Records for the exercise:
+ + + + + + +
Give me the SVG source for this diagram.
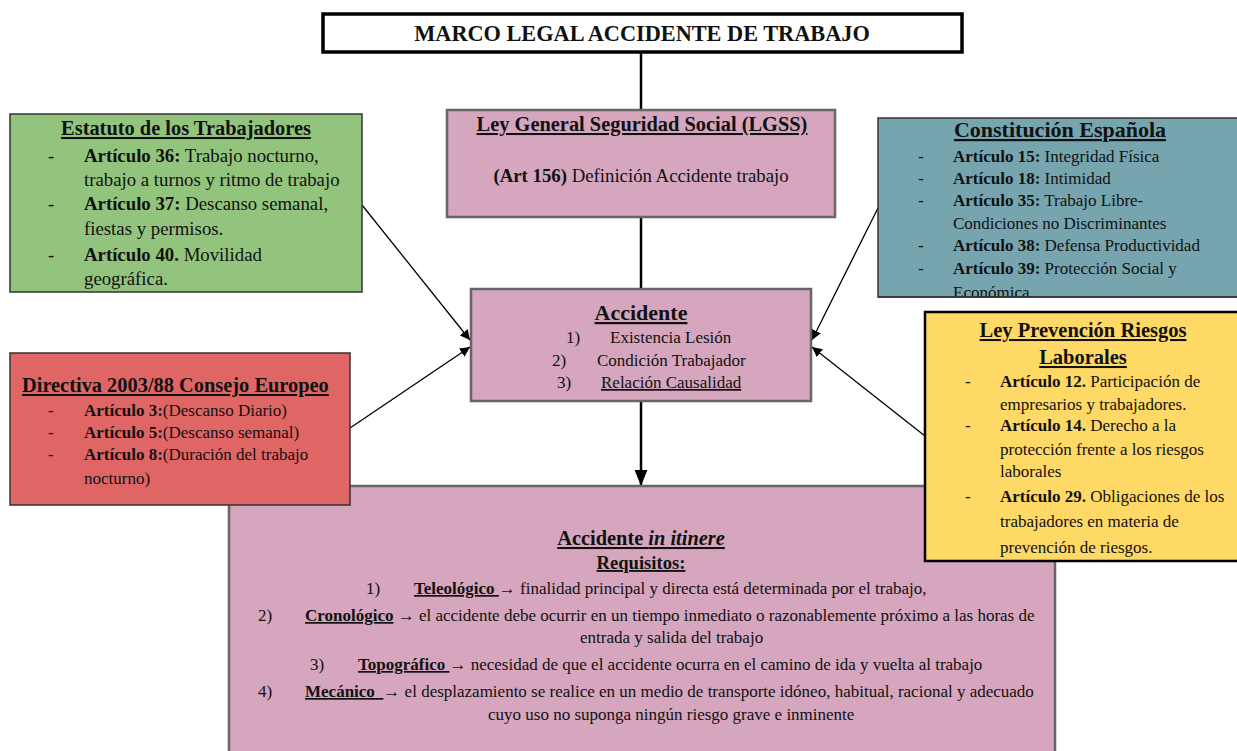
+ + + + + + +
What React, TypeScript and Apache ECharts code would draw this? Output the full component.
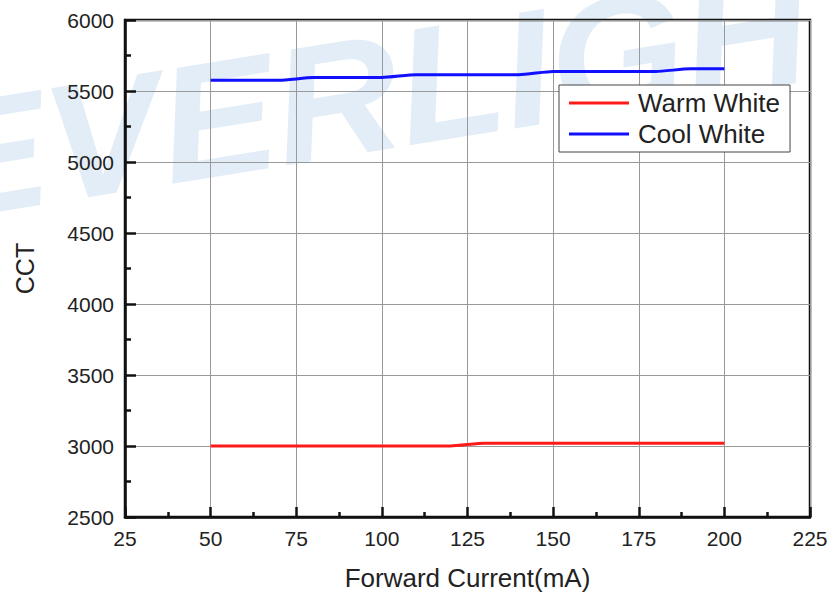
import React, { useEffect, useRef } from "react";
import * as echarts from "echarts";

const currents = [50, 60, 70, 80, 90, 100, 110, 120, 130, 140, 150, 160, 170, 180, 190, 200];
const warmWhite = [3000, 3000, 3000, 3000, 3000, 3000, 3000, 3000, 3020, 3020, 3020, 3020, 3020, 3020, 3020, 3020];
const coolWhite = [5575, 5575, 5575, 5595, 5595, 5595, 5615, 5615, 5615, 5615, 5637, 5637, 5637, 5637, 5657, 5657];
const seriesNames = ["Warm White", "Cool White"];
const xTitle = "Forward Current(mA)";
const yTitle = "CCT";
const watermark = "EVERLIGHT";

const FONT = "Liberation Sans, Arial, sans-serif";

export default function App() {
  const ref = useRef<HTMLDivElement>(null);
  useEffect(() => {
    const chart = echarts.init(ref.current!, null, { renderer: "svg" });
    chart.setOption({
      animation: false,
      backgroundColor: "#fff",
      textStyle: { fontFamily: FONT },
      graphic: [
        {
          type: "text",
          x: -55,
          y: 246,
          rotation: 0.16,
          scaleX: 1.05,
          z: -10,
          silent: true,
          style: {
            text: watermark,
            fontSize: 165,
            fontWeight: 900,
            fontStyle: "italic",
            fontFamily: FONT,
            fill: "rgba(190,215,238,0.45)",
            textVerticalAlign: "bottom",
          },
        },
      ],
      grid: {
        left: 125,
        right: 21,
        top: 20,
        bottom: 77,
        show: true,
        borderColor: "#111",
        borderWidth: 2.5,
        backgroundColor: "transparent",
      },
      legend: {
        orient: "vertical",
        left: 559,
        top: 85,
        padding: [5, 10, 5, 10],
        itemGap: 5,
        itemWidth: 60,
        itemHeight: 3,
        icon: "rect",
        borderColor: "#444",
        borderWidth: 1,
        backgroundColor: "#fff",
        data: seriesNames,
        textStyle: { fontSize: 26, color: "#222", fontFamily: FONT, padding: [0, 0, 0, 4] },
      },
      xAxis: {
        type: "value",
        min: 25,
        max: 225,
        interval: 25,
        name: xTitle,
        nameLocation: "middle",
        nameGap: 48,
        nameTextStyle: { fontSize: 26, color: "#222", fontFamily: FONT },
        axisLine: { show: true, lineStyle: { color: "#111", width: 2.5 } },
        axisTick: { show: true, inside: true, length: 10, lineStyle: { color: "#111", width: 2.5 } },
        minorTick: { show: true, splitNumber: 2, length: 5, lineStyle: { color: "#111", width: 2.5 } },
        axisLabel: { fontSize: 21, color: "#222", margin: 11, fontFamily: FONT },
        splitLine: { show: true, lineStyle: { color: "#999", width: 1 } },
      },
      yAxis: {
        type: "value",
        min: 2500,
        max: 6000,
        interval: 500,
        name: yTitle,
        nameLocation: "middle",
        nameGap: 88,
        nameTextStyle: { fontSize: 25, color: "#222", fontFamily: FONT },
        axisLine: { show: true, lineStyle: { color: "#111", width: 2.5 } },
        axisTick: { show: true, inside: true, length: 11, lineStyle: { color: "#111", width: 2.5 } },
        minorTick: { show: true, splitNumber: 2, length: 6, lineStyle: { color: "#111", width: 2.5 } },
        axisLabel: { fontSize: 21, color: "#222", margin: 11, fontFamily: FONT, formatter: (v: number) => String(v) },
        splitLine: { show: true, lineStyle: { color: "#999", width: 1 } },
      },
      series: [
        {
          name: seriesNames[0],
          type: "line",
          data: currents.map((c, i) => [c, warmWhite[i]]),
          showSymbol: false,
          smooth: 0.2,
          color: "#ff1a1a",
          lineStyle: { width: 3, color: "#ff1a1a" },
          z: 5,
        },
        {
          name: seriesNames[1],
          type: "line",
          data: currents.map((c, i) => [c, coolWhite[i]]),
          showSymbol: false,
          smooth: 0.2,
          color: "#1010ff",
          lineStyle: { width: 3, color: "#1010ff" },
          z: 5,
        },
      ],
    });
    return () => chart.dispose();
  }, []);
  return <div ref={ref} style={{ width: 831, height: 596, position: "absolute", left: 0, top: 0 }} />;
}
+ + + + + + +
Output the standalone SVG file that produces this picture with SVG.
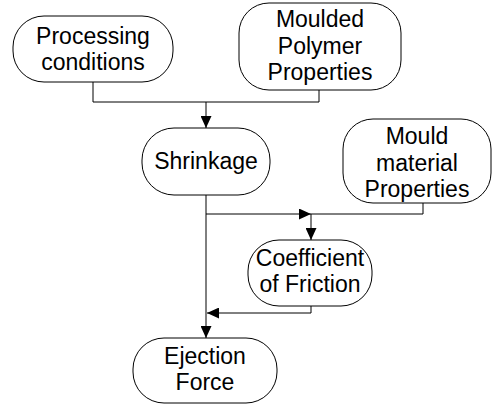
+ + + + + + +
What is being asked: Your job is to reproduce the lines from the one with "What React, TypeScript" through the one with "import * as", both kept, exactly as they are. Leave out the pictures.

Complete response:
What React, TypeScript and Apache ECharts code would draw this? Output the full component.
import React, { useEffect, useRef } from "react";
import * as echarts from "echarts";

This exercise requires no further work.